WHAT YOU WILL DO: Extract word for word the lines of the listing from its start to the line holding "series = ['1:10', '1:3', '1:1', '3:1', '10:1']", both ends kept; pictures are not part of the copy.

DATASET ENTRIES:
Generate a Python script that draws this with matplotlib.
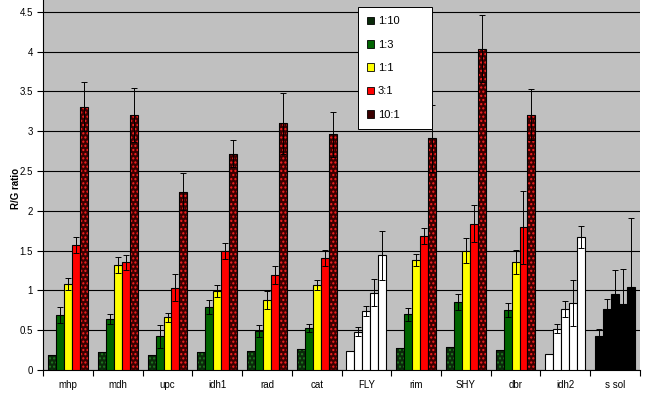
import numpy as np
import matplotlib
matplotlib.use("Agg")
import matplotlib.pyplot as plt

plt.rcParams['font.family'] = ['Liberation Sans', 'DejaVu Sans']

genes = ['mhp', 'mdh', 'upc', 'idh1', 'rad', 'cat', 'FLY', 'rim', 'SHY', 'dbr', 'idh2', 's sol']
series = ['1:10', '1:3', '1:1', '3:1', '10:1']

# ratio values per series (one value per gene)
r_1_10 = [0.19, 0.23, 0.19, 0.23, 0.24, 0.26, 0.24, 0.28, 0.29, 0.25, 0.20, 0.42]
r_1_3 = [0.69, 0.64, 0.42, 0.79, 0.49, 0.53, 0.48, 0.70, 0.85, 0.75, 0.52, 0.77]
r_1_1 = [1.08, 1.32, 0.66, 0.99, 0.88, 1.07, 0.74, 1.38, 1.50, 1.36, 0.77, 0.96]
r_3_1 = [1.57, 1.35, 1.03, 1.49, 1.19, 1.41, 0.97, 1.68, 1.84, 1.79, 0.84, 0.83]
r_10_1 = [3.31, 3.20, 2.24, 2.72, 3.10, 2.96, 1.44, 2.91, 4.04, 3.21, 1.67, 1.04]

# error (standard deviation) per series
e_1_10 = [0, 0, 0, 0, 0, 0, 0, 0, 0, 0, 0, 0.10]
e_1_3 = [0.10, 0.06, 0.14, 0.09, 0.08, 0.05, 0.06, 0.08, 0.10, 0.09, 0.06, 0.12]
e_1_1 = [0.07, 0.10, 0.06, 0.08, 0.11, 0.06, 0.06, 0.08, 0.16, 0.15, 0.10, 0.29]
e_3_1 = [0.10, 0.09, 0.17, 0.10, 0.11, 0.10, 0.17, 0.10, 0.23, 0.46, 0.29, 0.44]
e_10_1 = [0.31, 0.34, 0.23, 0.17, 0.38, 0.28, 0.31, 0.42, 0.42, 0.32, 0.14, 0.87]

values = [r_1_10, r_1_3, r_1_1, r_3_1, r_10_1]
errors = [e_1_10, e_1_3, e_1_1, e_3_1, e_10_1]

face = ['#0a2a0a', '#006400', '#ffff00', '#ff0000', '#3a0000']
hatch_col = ['#1f7a1f', None, None, None, '#ff2020']
special = {'FLY': 'white', 'idh2': 'white', 's sol': 'black'}

fig = plt.figure(figsize=(6.45, 3.96), dpi=100)
ax = fig.add_axes([0.067, 0.066, 0.925, 0.934])
ax.set_facecolor('#c0c0c0')

x = np.arange(len(genes))
w = 0.16
for i, s in enumerate(series):
    pos = x + (i - 2) * w
    for j, g in enumerate(genes):
        if g not in special and hatch_col[i] is not None:
            ax.bar(pos[j], values[i][j], w, color=face[i], edgecolor=hatch_col[i],
                   hatch='....', linewidth=0, zorder=3)
            ax.bar(pos[j], values[i][j], w, fill=False, edgecolor='black',
                   linewidth=0.8, zorder=3)
        else:
            ax.bar(pos[j], values[i][j], w, color=special.get(g, face[i]),
                   edgecolor='black', linewidth=0.8, zorder=3)
    err = np.array(errors[i])
    mask = err > 0
    ax.errorbar(pos[mask], np.array(values[i])[mask], yerr=err[mask], fmt='none',
                ecolor='black', elinewidth=0.7, capsize=2, capthick=0.7, zorder=4)

handles = [plt.Rectangle((0, 0), 1, 1, facecolor=face[i], edgecolor='black',
                         linewidth=0.6) for i in range(len(series))]
leg = ax.legend(handles, series, loc='upper left',
                bbox_to_anchor=(0.527, 0.98, 0.125, 0.0), mode='expand',
                fontsize=8, frameon=True, fancybox=False, edgecolor='black',
                framealpha=1, labelspacing=1.2, handlelength=0.7,
                handleheight=0.7, handletextpad=0.3, borderpad=0.8,
                borderaxespad=0)
leg.get_frame().set_linewidth(0.7)
leg.set_zorder(10)

ax.set_xlim(-0.5, len(genes) - 0.5)
ax.set_ylim(0, 4.65)
ax.set_yticks(np.arange(0, 4.51, 0.5))
ax.set_yticklabels(['0', '0.5', '1', '1.5', '2', '2.5', '3', '3.5', '4', '4.5'])
ax.yaxis.grid(True, color='black', linewidth=0.8, zorder=0)
ax.set_axisbelow(True)

ax.set_xticks(x)
ax.set_xticklabels(genes)
ax.set_xticks(np.arange(-0.5, len(genes)), minor=True)
ax.tick_params(axis='x', which='major', length=0, labelsize=7, pad=7)
ax.tick_params(axis='x', which='minor', length=4, width=0.8, direction='out')
ax.tick_params(axis='y', labelsize=7, length=4, width=0.8)

for sp in ['top', 'right']:
    ax.spines[sp].set_visible(False)
ax.spines['left'].set_linewidth(0.8)
ax.spines['bottom'].set_linewidth(0.8)

ax.set_ylabel('R/G ratio', fontsize=7, fontweight='bold')
ax.yaxis.set_label_coords(-0.038, 0.49)

fig.savefig('out.png', dpi=100)
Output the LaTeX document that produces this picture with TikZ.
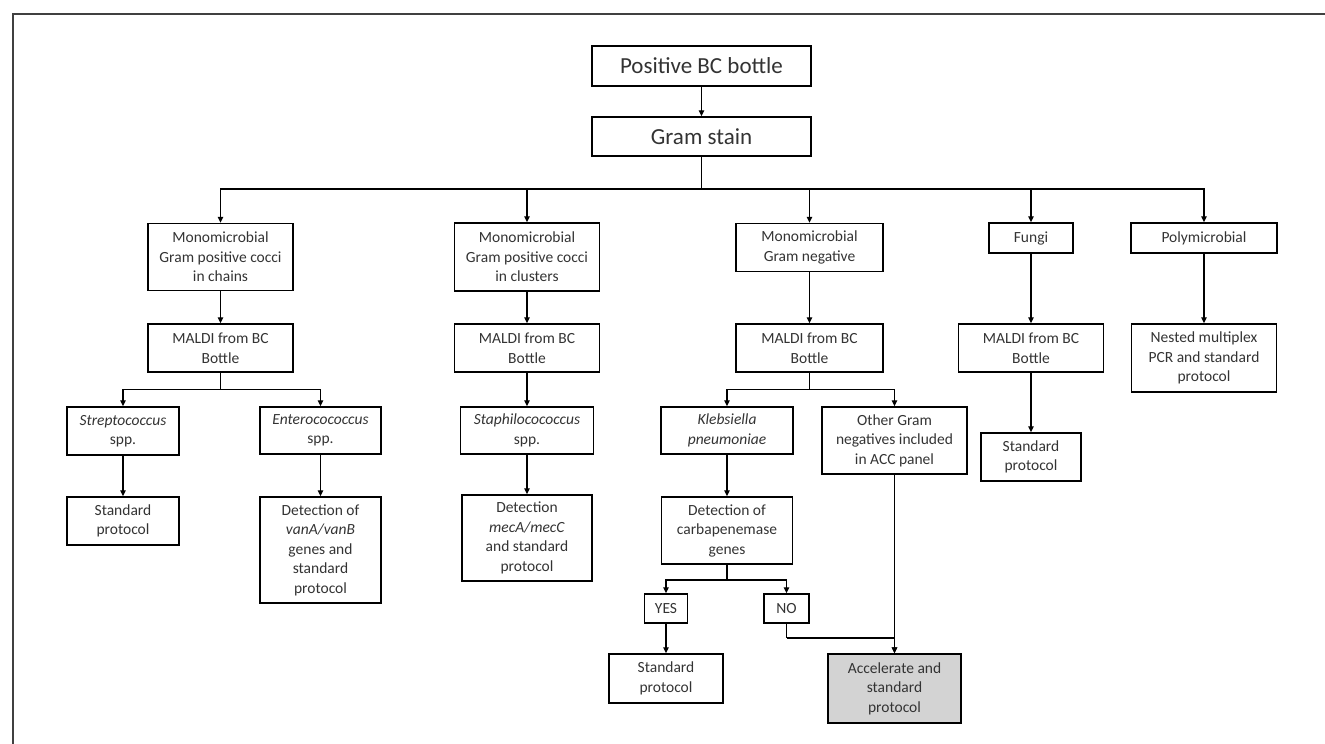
\documentclass[tikz,border=0pt]{standalone}
\usepackage{fontspec}
\setmainfont{Carlito}
\usetikzlibrary{arrows.meta}
\definecolor{accgray}{RGB}{211,211,211}
\tikzset{
  box/.style={draw, line width=1.5pt, align=center, text=black!80, inner sep=2pt,
    font=\fontsize{15.5}{19.5}\selectfont},
  bigbox/.style={box, font=\fontsize{23}{27}\selectfont},
}

\begin{document}
\begin{tikzpicture}[x=1pt, y=-1pt, >={Triangle[length=6pt,width=5.5pt]}, line width=1.4pt]
    \useasboundingbox (0,0) rectangle (1325,744);
    \draw[line width=1.8pt, black!75] (13,744) -- (13,14) -- (1325,14);

    \node[bigbox, minimum width=219pt, minimum height=40pt] (bottle) at (701.5,66) {Positive BC bottle};
    \node[bigbox, minimum width=219pt, minimum height=39pt] (gram) at (701.5,136.5) {Gram stain};

    \node[box, minimum width=145pt, minimum height=67pt] (chains) at (220.5,257) {Monomicrobial\\Gram positive cocci\\in chains};
    \node[box, minimum width=145pt, minimum height=68pt] (clusters) at (527,257) {Monomicrobial\\Gram positive cocci\\in clusters};
    \node[box, minimum width=147pt, minimum height=48pt] (neg) at (809.5,247.5) {Monomicrobial\\Gram negative};
    \node[box, minimum width=84pt, minimum height=30pt] (fungi) at (1031,238) {Fungi};
    \node[box, minimum width=146pt, minimum height=30pt] (poly) at (1204,238) {Polymicrobial};

    \node[box, minimum width=145pt, minimum height=48pt] (maldiA) at (220.5,348) {MALDI from BC\\Bottle};
    \node[box, minimum width=145pt, minimum height=48pt] (maldiB) at (527,348) {MALDI from BC\\Bottle};
    \node[box, minimum width=147pt, minimum height=48pt] (maldiC) at (809.5,348) {MALDI from BC\\Bottle};
    \node[box, minimum width=145pt, minimum height=48pt] (maldiD) at (1031,348) {MALDI from BC\\Bottle};
    \node[box, minimum width=145pt, minimum height=68pt] (nested) at (1204,358) {Nested multiplex\\PCR and standard\\protocol};

    \node[box, minimum width=112pt, minimum height=48pt] (strep) at (123,431) {\textit{Streptococcus}\\spp.};
    \node[box, minimum width=112pt, minimum height=48pt] (stdA) at (123,521) {Standard\\protocol};
    \node[box, minimum width=121pt, minimum height=47pt] (entero) at (320.5,430.5) {\textit{Enterocococcus}\\spp.};
    \node[box, minimum width=121pt, minimum height=106pt] (vanab) at (320.5,550) {Detection of\\\textit{vanA/vanB}\\genes and\\standard\\protocol};
    \node[box, minimum width=133pt, minimum height=47pt] (staph) at (527,430.5) {\textit{Staphilocococcus}\\spp.};
    \node[box, minimum width=130pt, minimum height=86pt] (meca) at (527,538) {Detection\\\textit{mecA/mecC}\\and standard\\protocol};
    \node[box, minimum width=132pt, minimum height=47pt] (kleb) at (727,430.5) {\textit{Klebsiella}\\\textit{pneumoniae}};
    \node[box, minimum width=145pt, minimum height=67pt] (other) at (894.5,440.5) {Other Gram\\negatives included\\in ACC panel};
    \node[box, minimum width=131pt, minimum height=67pt] (carba) at (727,530.5) {Detection of\\carbapenemase\\genes};
    \node[box, minimum width=43pt, minimum height=29pt] (yes) at (666,608.5) {YES};
    \node[box, minimum width=45pt, minimum height=29pt] (no) at (786.5,608.5) {NO};
    \node[box, minimum width=114pt, minimum height=49pt] (stdB) at (666,678.5) {Standard\\protocol};
    \node[box, fill=accgray, minimum width=133pt, minimum height=69pt] (accel) at (894.5,688.5) {Accelerate and\\standard\\protocol};
    \node[box, minimum width=100pt, minimum height=48pt] (stdD) at (1031,457) {Standard\\protocol};

    \coordinate (splitG) at (701.5,189);
    \coordinate (splitA) at (220.5,389.5);
    \coordinate (splitC) at (809.5,389.5);
    \coordinate (splitK) at (727,580);
    \coordinate (joinN) at (786.5,638);

    \draw[->] (bottle) -- (gram);
    \draw (gram) -- (splitG);
    \foreach \n in {chains, clusters, neg, fungi, poly}
        \draw[->] (splitG) -| (\n);

    \draw[->] (chains) -- (maldiA);
    \draw (maldiA) -- (splitA);
    \draw[->] (splitA) -| (strep);
    \draw[->] (splitA) -| (entero);
    \draw[->] (strep) -- (stdA);
    \draw[->] (entero) -- (vanab);

    \draw[->] (clusters) -- (maldiB);
    \draw[->] (maldiB) -- (staph);
    \draw[->] (staph) -- (meca);

    \draw[->] (neg) -- (maldiC);
    \draw (maldiC) -- (splitC);
    \draw[->] (splitC) -| (kleb);
    \draw[->] (splitC) -| (other);
    \draw[->] (kleb) -- (carba);
    \draw (carba) -- (splitK);
    \draw[->] (splitK) -| (yes);
    \draw[->] (splitK) -| (no);
    \draw[->] (yes) -- (stdB);
    \draw (no) -- (joinN);
    \draw[->] (joinN) -| (accel);
    \draw[->] (other) -- (accel);

    \draw[->] (fungi) -- (maldiD);
    \draw[->] (maldiD) -- (stdD);

    \draw[->] (poly) -- (nested);
\end{tikzpicture}
\end{document}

FULL ANSWER:
Generate a Python script that draws this with matplotlib.
import numpy as np
import matplotlib
matplotlib.use("Agg")
import matplotlib.pyplot as plt

plt.rcParams['font.family'] = ['Liberation Sans', 'DejaVu Sans']

genes = ['mhp', 'mdh', 'upc', 'idh1', 'rad', 'cat', 'FLY', 'rim', 'SHY', 'dbr', 'idh2', 's sol']
series = ['1:10', '1:3', '1:1', '3:1', '10:1']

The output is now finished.